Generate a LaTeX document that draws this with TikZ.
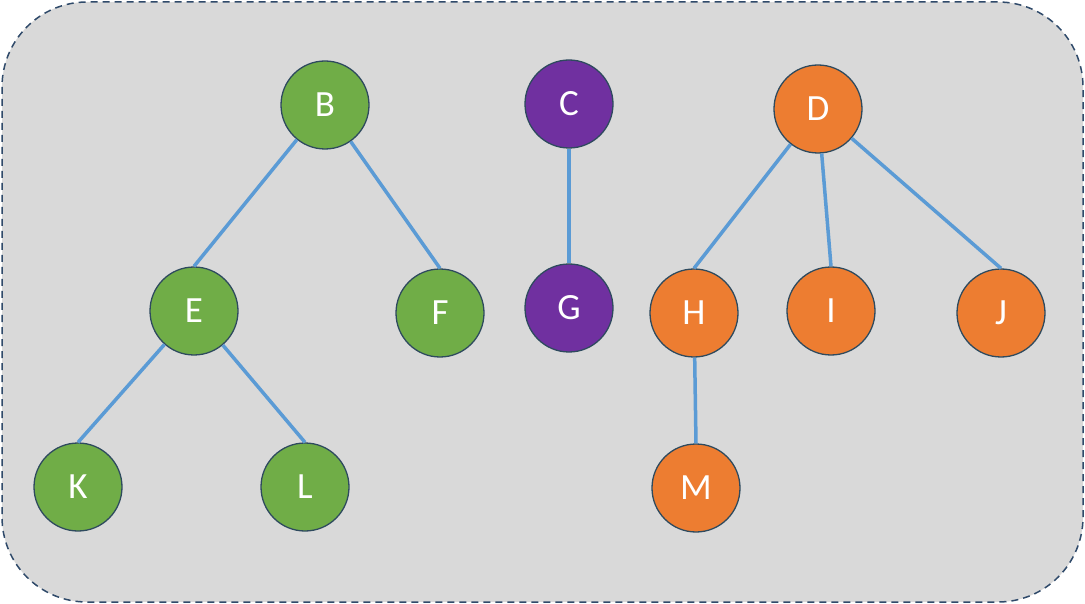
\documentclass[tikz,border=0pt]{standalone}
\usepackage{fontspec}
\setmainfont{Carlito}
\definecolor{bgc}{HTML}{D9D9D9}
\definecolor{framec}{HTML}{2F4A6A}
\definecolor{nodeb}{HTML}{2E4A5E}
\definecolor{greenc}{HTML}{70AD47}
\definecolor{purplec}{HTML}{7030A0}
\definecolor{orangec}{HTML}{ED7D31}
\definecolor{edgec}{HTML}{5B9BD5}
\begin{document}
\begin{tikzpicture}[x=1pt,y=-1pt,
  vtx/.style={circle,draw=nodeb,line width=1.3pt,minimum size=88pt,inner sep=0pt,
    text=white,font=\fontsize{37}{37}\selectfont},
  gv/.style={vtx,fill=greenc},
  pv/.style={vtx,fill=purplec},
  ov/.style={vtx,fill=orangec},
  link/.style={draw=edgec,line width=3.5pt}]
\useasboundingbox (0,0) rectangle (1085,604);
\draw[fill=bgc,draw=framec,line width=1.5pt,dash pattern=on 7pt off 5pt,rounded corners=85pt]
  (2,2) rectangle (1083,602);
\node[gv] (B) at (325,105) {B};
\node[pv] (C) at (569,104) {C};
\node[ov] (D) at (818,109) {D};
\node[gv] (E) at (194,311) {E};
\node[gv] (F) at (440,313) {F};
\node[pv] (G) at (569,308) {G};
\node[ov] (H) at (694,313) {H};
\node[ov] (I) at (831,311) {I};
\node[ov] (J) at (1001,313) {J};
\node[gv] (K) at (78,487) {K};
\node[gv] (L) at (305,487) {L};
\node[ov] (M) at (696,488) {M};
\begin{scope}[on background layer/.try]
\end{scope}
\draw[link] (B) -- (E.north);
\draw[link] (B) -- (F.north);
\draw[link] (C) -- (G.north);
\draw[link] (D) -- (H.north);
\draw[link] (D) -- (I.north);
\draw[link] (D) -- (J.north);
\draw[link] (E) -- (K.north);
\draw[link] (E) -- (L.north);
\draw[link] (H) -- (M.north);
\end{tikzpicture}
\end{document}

* * * * *

▶ **PROBLEM DESCRIPTION**
Return each line from the material above exactly, but not the pictures.

▶ **EXERCISE RESULT**
Generate a LaTeX document that draws this with TikZ.
\documentclass[tikz,border=0pt]{standalone}
\usepackage{fontspec}
\setmainfont{Carlito}
\definecolor{bgc}{HTML}{D9D9D9}
\definecolor{framec}{HTML}{2F4A6A}
\definecolor{nodeb}{HTML}{2E4A5E}
\definecolor{greenc}{HTML}{70AD47}
\definecolor{purplec}{HTML}{7030A0}
\definecolor{orangec}{HTML}{ED7D31}
\definecolor{edgec}{HTML}{5B9BD5}
\begin{document}
\begin{tikzpicture}[x=1pt,y=-1pt,
  vtx/.style={circle,draw=nodeb,line width=1.3pt,minimum size=88pt,inner sep=0pt,
    text=white,font=\fontsize{37}{37}\selectfont},
  gv/.style={vtx,fill=greenc},
  pv/.style={vtx,fill=purplec},
  ov/.style={vtx,fill=orangec},
  link/.style={draw=edgec,line width=3.5pt}]
\useasboundingbox (0,0) rectangle (1085,604);
\draw[fill=bgc,draw=framec,line width=1.5pt,dash pattern=on 7pt off 5pt,rounded corners=85pt]
  (2,2) rectangle (1083,602);
\node[gv] (B) at (325,105) {B};
\node[pv] (C) at (569,104) {C};
\node[ov] (D) at (818,109) {D};
\node[gv] (E) at (194,311) {E};
\node[gv] (F) at (440,313) {F};
\node[pv] (G) at (569,308) {G};
\node[ov] (H) at (694,313) {H};
\node[ov] (I) at (831,311) {I};
\node[ov] (J) at (1001,313) {J};
\node[gv] (K) at (78,487) {K};
\node[gv] (L) at (305,487) {L};
\node[ov] (M) at (696,488) {M};
\begin{scope}[on background layer/.try]
\end{scope}
\draw[link] (B) -- (E.north);
\draw[link] (B) -- (F.north);
\draw[link] (C) -- (G.north);
\draw[link] (D) -- (H.north);
\draw[link] (D) -- (I.north);
\draw[link] (D) -- (J.north);
\draw[link] (E) -- (K.north);
\draw[link] (E) -- (L.north);
\draw[link] (H) -- (M.north);
\end{tikzpicture}
\end{document}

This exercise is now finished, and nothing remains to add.